All 408 eligible districts in Wisconsin will now participate in the more generous program this year.

In an emergency meeting last night, the Waukesha School District board voted 5-4 to reverse its June decision to opt out of a federal program that provides free meals to public school students regardless of income and without an application to prove eligibility.

The original vote that was overturned last night was 9-0, in favor of returning to the pre-pandemic National School Lunch Program that provides free and reduced-price lunches to eligible students, ensuring they will not accrue school lunch debt this year.

The NSLP requires an application completed by a parent, which isn’t always an easy or possible ask. It also has income requirements, and students whose families make just a bit too much can slip through the cracks.

Waukesha was the only eligible district of the 408 in Wisconsin to opt out of the more generous Seamless Summer Option.

Monday’s meeting was called after the decision to opt-out received national attention, thanks in large part to board member Karin Rajnicek’s incendiary statement: “I feel like this is a big problem, and it’s really easy to get sucked into and to become spoiled, and then to just think… it’s everyone else’s problem to feed my children.”

“The ‘spoiled’ I referred to, it’s me, it’s all of us, if we rely on the system when we can provide for ourselves,” Rajnicek said last night, attempting to explain comments that sounded like shaming low-income parents that caused the Waukesha school board to go viral in the first place.

She was among the four board members who did not change their vote last night. Those four members also, for some reason, brought up unrelated culture war topics—cancel culture, the socialist left, critical race theory, vaccine and mask mandates, and young adult books they wanted to ban from curricula—into the meeting, eventually veering into conspiratorial rants.

“It’s time for parents and community members to start paying attention to the forces at work here,” board member Kelly Piacsek said darkly. “When the federal government is responsible for feeding all students at all times regardless of need, they have ultimate authority and we don’t need local school boards anymore.”

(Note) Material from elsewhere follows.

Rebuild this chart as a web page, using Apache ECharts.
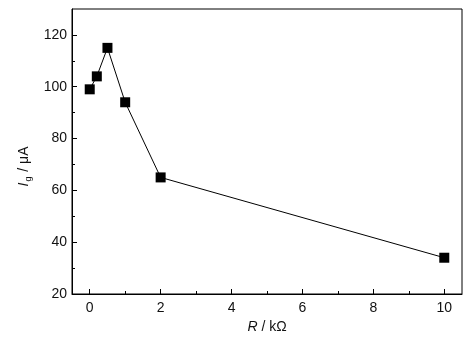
<!DOCTYPE html>
<html><head><meta charset="utf-8">
<script src="https://cdn.jsdelivr.net/npm/echarts@6/dist/echarts.min.js"></script>
<style>html,body{margin:0;padding:0;background:#fff}#c{width:473px;height:341px}</style>
</head><body><div id="c"></div>
<script>
const xValues = [0, 0.2, 0.5, 1, 2, 10];
const yValues = [99, 104, 115, 94, 65, 34];
const xMajorTicks = [0, 2, 4, 6, 8, 10];
const xMinorTicks = [1, 3, 5, 7, 9];
const yMajorTicks = [20, 40, 60, 80, 100, 120];
const yMinorTicks = [30, 50, 70, 90, 110];

const font = 'Liberation Sans, Arial, sans-serif';
const chart = echarts.init(document.getElementById('c'));
const baseX = {type:'value', min:-0.5, max:10.5, position:'bottom', splitLine:{show:false}};
const baseY = {type:'value', min:20, max:130, position:'left', splitLine:{show:false}};
chart.setOption({
  animation:false,
  grid:{left:72, right:11, top:9, bottom:47, show:true, borderColor:'#000', borderWidth:1, backgroundColor:'transparent'},
  xAxis:[
    Object.assign({}, baseX, {
      axisLine:{show:true, onZero:false, lineStyle:{color:'#000', width:1}},
      axisTick:{show:true, inside:true, length:5, customValues:xMajorTicks, lineStyle:{color:'#000'}},
      axisLabel:{customValues:xMajorTicks, color:'#111', fontFamily:font, fontSize:14, margin:7},
      name:'{i|R}{n| / kΩ}', nameLocation:'middle', nameGap:24,
      nameTextStyle:{rich:{i:{fontStyle:'italic', fontFamily:font, fontSize:14, color:'#111'}, n:{fontFamily:font, fontSize:14, color:'#111'}}}
    }),
    Object.assign({}, baseX, {
      axisLine:{show:false, onZero:false},
      axisTick:{show:true, inside:true, length:3, customValues:xMinorTicks, lineStyle:{color:'#000'}},
      axisLabel:{show:false}
    })
  ],
  yAxis:[
    Object.assign({}, baseY, {
      axisLine:{show:true, onZero:false, lineStyle:{color:'#000', width:1}},
      axisTick:{show:true, inside:true, length:5, customValues:yMajorTicks, lineStyle:{color:'#000'}},
      axisLabel:{customValues:yMajorTicks, color:'#111', fontFamily:font, fontSize:14, margin:5},
      name:'{i|I}{sub|g}{n| / μA}', nameLocation:'middle', nameGap:38, nameRotate:90,
      nameTextStyle:{padding:[0,0,0,-30], rich:{
        i:{fontStyle:'italic', fontFamily:font, fontSize:14, color:'#111'},
        sub:{fontFamily:font, fontSize:9, color:'#111', padding:[8,1,0,1]},
        n:{fontFamily:font, fontSize:14, color:'#111'}}}
    }),
    Object.assign({}, baseY, {
      axisLine:{show:false, onZero:false},
      axisTick:{show:true, inside:true, length:3, customValues:yMinorTicks, lineStyle:{color:'#000'}},
      axisLabel:{show:false}
    })
  ],
  series:[{
    type:'line', xAxisIndex:0, yAxisIndex:0,
    data:xValues.map((x,i)=>[x, yValues[i]]),
    symbol:'rect', symbolSize:10,
    lineStyle:{color:'#000', width:1},
    itemStyle:{color:'#000'}
  }]
});
</script></body></html>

School boards have many other responsibilities that make them relevant, of course, and the fact that Piacsek was speaking as a member of a school board exercising its authority to accept or reject federal funds rendered her argument nonsensical. But she wasn’t alone.

“If it’s food and free lunch today, it will be forced masking, forced whatever-we-want-to-do in schools because the mob will have the power to tell us what to do,” board member Anthony Zenobia said. His side also accused the five other board members of capitulating to “the mob,” an insidious name for the Waukeshans who spoke out against the board’s decision, and “punting” on the issue.

The five vote-changers were indignant at the accusation that they changed their minds based on cowardice and not a genuine change of heart.

“I made the earlier votes without really looking at all the implications and I wasn’t really informed and I apologize for that,” board member Greg Deets said. “The truth is that many of our students are hungry throughout the school day and we have the ability to do something about that.”

The most powerful moment of the evening came from Board president Joseph Como, who spoke eloquently of spending his entire life living in and around Waukesha without knowing the stories of suffering that he heard after the board’s previous vote.

“I appreciate your input very much,” he said to those who’d shared those stories. “I eat every meal every day. I cannot relate to being hungry. I’ve been blessed,” he said, before attempting to end the meeting on a less contentious note.

“The great thing from my perspective is this community is and will unite. Maybe we have different ways of going about how. The keyword is a three-letter [word], is how are we gonna feed our children?”

Ensuring that every student in the district has access to free, nutritional meals at school seems like a good start, and it’s thanks to pressure on the board that Waukesha students won’t go hungry when school starts tomorrow.